Tracing a Request Through a Distributed System
When something goes wrong in a distributed system, the hardest part isn’t fixing it — it’s understanding what happened. This post walks through a technique for tracing a single request across multiple services.
The problem
You have a user-facing API that fans out to several internal services. A request comes in, something fails, and the logs across five different services are a jumble of timestamps and IDs that don’t obviously connect.

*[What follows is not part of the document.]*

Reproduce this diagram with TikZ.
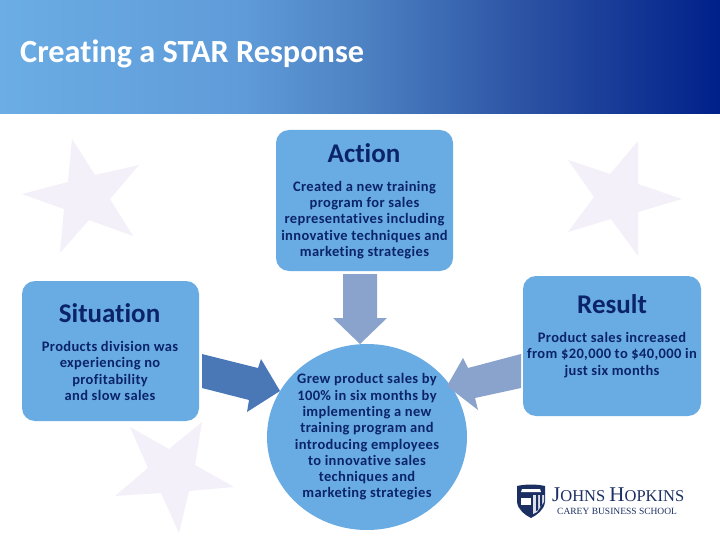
\documentclass[tikz,border=0pt]{standalone}
\usepackage{fontspec}
\setmainfont[Ligatures=CommonOff]{Carlito}
\newfontfamily\bodyf[LetterSpace=2.5,Ligatures=CommonOff]{Carlito}
\newfontfamily\logof{Liberation Serif}
\usetikzlibrary{shapes.geometric}
\definecolor{boxblue}{HTML}{69ABE3}
\definecolor{ink}{HTML}{0B2468}
\definecolor{starc}{HTML}{F3F0F9}
\definecolor{arrowlight}{HTML}{8AA3CC}
\definecolor{arrowdark}{HTML}{4A78B6}
\definecolor{logoblue}{HTML}{1C2F63}
\definecolor{hdra}{HTML}{6BADE5}
\definecolor{hdrb}{HTML}{5F9BD8}
\definecolor{hdrmid}{HTML}{4D82C3}
\definecolor{hdrmid2}{HTML}{2A50A2}
\definecolor{hdrend}{HTML}{00208A}
\pgfdeclarehorizontalshading{hdrshade}{100bp}{
 color(0bp)=(hdra);
 color(25bp)=(hdra);
 color(42bp)=(hdrb);
 color(50bp)=(hdrmid);
 color(62bp)=(hdrmid2);
 color(75bp)=(hdrend);
 color(100bp)=(hdrend)}
\tikzset{
 cardbox/.style={fill=boxblue,draw=none,rounded corners=13pt,minimum width=#1,inner sep=0pt},
 headtxt/.style={text=ink,font=\fontsize{27}{30}\selectfont\bfseries,inner sep=0pt},
 bodytxt/.style={text=ink,align=center,inner sep=0pt,font=\bodyf\fontsize{14.5}{16.3}\selectfont\bfseries},
 starshape/.style={fill=starc,draw=none},
 barlight/.style={fill=arrowlight,draw=none},
 bardark/.style={fill=arrowdark,draw=none}
}
\begin{document}
\begin{tikzpicture}[x=1pt,y=-1pt]
\useasboundingbox (0,0) rectangle (720,540);
\fill[white] (0,0) rectangle (720,540);
\shade[shading=hdrshade] (0,0) rectangle (720,114);
\node[anchor=west,text=white,inner sep=0pt,font=\fontsize{32.3}{36}\selectfont\bfseries] (title) at (20,53.5) {Creating a STAR Response};
% stars
\fill[starshape] (72,139)--(95,175)--(139,165)--(110,199)--(133,236)--(89,220)--(60,253)--(64,209)--(22,194)--(68,182)--cycle;
\fill[starshape] (638,141)--(638,184)--(682,199)--(638,212)--(638,256)--(611,219)--(568,232)--(594,197)--(568,160)--(610,174)--cycle;
\fill[starshape] (130,427)--(169,449)--(202,422)--(195,465)--(234,487)--(189,491)--(179,533)--(161,493)--(115,496)--(148,468)--cycle;
% boxes
\node[cardbox=177pt,minimum height=141pt] (action) at (364.5,200.5) {};
\node[cardbox=177pt,minimum height=140pt] (situation) at (110.5,351) {};
\node[cardbox=178pt,minimum height=140pt] (result) at (612,346) {};
\node[ellipse,fill=boxblue,draw=none,minimum width=200pt,minimum height=186pt,inner sep=0pt] (center) at (367,437) {};
% arrows
\fill[barlight] (343,274)--(377,274)--(377,318)--(387,318)--(360,344)--(333,318)--(343,318)--cycle;
\fill[bardark] (202,354)--(258,368)--(261,359)--(280,391)--(247,412)--(249,400)--(202,388)--cycle;
\fill[barlight] (521,354)--(468,368)--(463,358)--(447,386)--(478,410)--(475,398)--(521,388)--cycle;
% text
\node[headtxt] (acth) at (364,153.5) {Action};
\node[bodytxt] (actt) at (364.5,220) {Created a new training\\program for sales\\representatives including\\innovative techniques and\\marketing strategies};
\node[headtxt] (sith) at (109.5,313) {Situation};
\node[bodytxt] (sitt) at (110,371) {Products division was\\experiencing no\\profitability\\and slow sales};
\node[headtxt] (resh) at (612,304.5) {Result};
\node[bodytxt] (rest) at (612,355) {Product sales increased\\from \$20,000 to \$40,000 in\\just six months};
\node[bodytxt] (cent) at (367,437) {Grew product sales by\\100\% in six months by\\implementing a new\\training program and\\introducing employees\\to innovative sales\\techniques and\\marketing strategies};
% logo
\fill[logoblue] (517,486)..controls (526,484) and (536,484) ..(545,486)--(545,502)..controls (544,510) and (537,515) ..(531,518)..controls (525,515) and (518,510) ..(517,502)--cycle;
\fill[white] (522,489)--(540,489)--(541,492)--(521,492)--cycle;
\fill[white!85!logoblue] (533,495)--(544,495)--(544,502)--(537,512)--(533,514)--cycle;
\fill[logoblue] (536,495)--(538,495)--(538,510)--(536,511)--cycle;
\fill[logoblue] (540,495)--(542,495)--(542,505)--(540,507)--cycle;
\fill[white] (521,498) rectangle (531,505);
\node[anchor=west,inner sep=0pt,text=logoblue,font=\logof\fontsize{21}{22}\selectfont] (jhu) at (552,495) {J\fontsize{16.5}{22}\selectfont OHNS \fontsize{21}{22}\selectfont H\fontsize{16.5}{22}\selectfont OPKINS};
\node[anchor=west,inner sep=0pt,text=logoblue,font=\logof\fontsize{9.5}{11}\selectfont] (carey) at (557,511.5) {CAREY BUSINESS SCHOOL};
\end{tikzpicture}
\end{document}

The request flow looks like this:
flowchart LR
Client -->|HTTP| API["API Gateway"]
API -->|gRPC| Auth["Auth Service"]
API -->|gRPC| Catalog["Catalog Service"]
Catalog -->|SQL| DB[(Database)]
API -->|event| Queue[("Message Queue")]
Queue --> Worker["Background Worker"]Propagating a trace ID
The simplest thing that works: generate a UUID at the edge and thread it through every hop.
package middleware
import (
"context"
"net/http"
"github.com/google/uuid"
)
type contextKey string
const TraceIDKey contextKey = "trace_id"
func TraceMiddleware(next http.Handler) http.Handler {
return http.HandlerFunc(func(w http.ResponseWriter, r *http.Request) {
traceID := r.Header.Get("X-Trace-ID")
if traceID == "" {
traceID = uuid.New().String()
}
ctx := context.WithValue(r.Context(), TraceIDKey, traceID)

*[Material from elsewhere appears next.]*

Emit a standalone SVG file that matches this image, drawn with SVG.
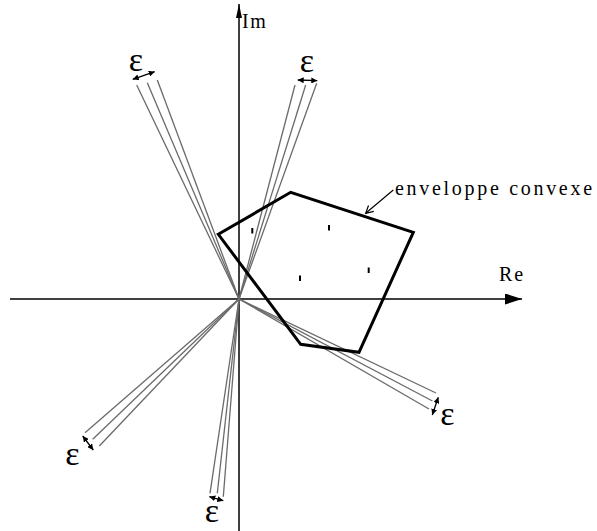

w.Header().Set("X-Trace-ID", traceID)
next.ServeHTTP(w, r.WithContext(ctx))
})
}
func TraceIDFromContext(ctx context.Context) string {
if id, ok := ctx.Value(TraceIDKey).(string); ok {
return id
}
return ""
}
Every service logs with this ID:
log.Info("request received",
"trace_id", middleware.TraceIDFromContext(ctx),
"service", "catalog",
"method", "GetProduct",
)
Querying across services
With structured logs and a consistent trace_id field, you can pull the full story:
# Loki / LogQL
{app=~"api|auth|catalog|worker"} | json | trace_id = "abc-123"
# or with grep if you're old-fashioned
grep "abc-123" /var/log/services/*.log | sort -t'T' -k2
What comes next
Once you have trace IDs flowing, you’re one step away from proper distributed tracing with OpenTelemetry. The manual approach above is a good way to understand what tracing actually does before adding the framework overhead.

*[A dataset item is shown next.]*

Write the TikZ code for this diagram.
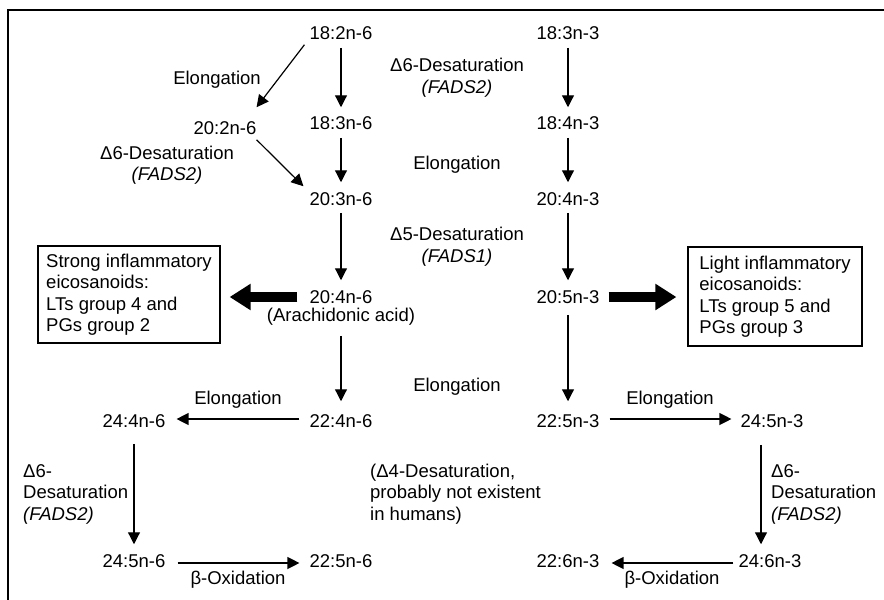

The state machine of a typical request looks like this:
stateDiagram-v2
[*] --> Received
Received --> Authenticated: auth ok
Received --> Failed: auth error
Authenticated --> Processing
Processing --> Queued: async path
Processing --> Responded: sync path
Queued --> Completed
Responded --> [*]
Completed --> [*]
Failed --> [*]Start simple. Add structure. Then add tooling.